Cuando llegas a Aranjuez, te recibe un viento que despeina hasta el último de tus cabellos. Las palomas te observan desde los techos, y solo de vez en cuando alzan vuelo para cambiar su posadero. Hay mucha loma, mucha gente bonita, muchas historias por contar y ser escuchadas.



De ahí es Jennifer, “una hija de la Nororiental”, como ella misma se denomina. Es la hija mayor de dos papás muy jóvenes, que siempre le enseñaron a ayudarse ayudando a los otros. Sembrar lombrices, pintar el barrio, jugar en la cancha e intervenir el territorio, son solo algunos de los primeros momentos que recuerda en su incursión por el trabajo comunitario, un trabajo impulsado desde su familia, una familia que hizo parte de la construcción de la comuna y que siempre ha creído fielmente en la transformación social como un arma para combatir la violencia y los sucesos dolorosos que han atravesado a Medellín por muchos años.

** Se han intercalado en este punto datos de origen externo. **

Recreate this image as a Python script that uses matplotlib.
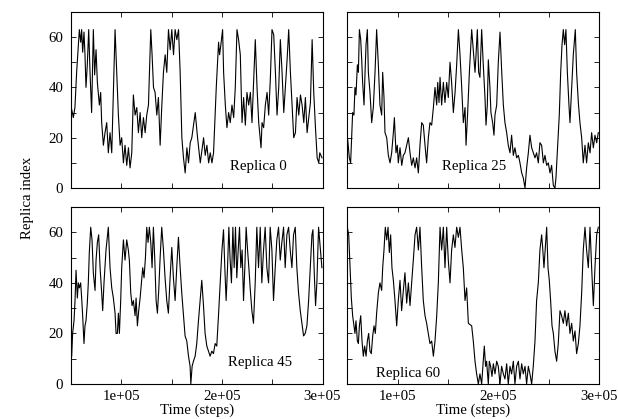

A Jennifer da gusto escucharla hablar, su serenidad al conversar trae un hilo de historias y razones con mucho peso, que cuentan quién es y porque ha llegado hasta aquí. No le cuesta recordarse jugando en el patio de la casa entre la arena que vendía su abuelo, la misma que, nos cuenta, significaba un esfuerzo grande ya que se debían ir al río por ella. Ese proceso de recolección era el mismo que unía la familia, unos traían, otros vendían y los más pequeños solo jugaban con ella.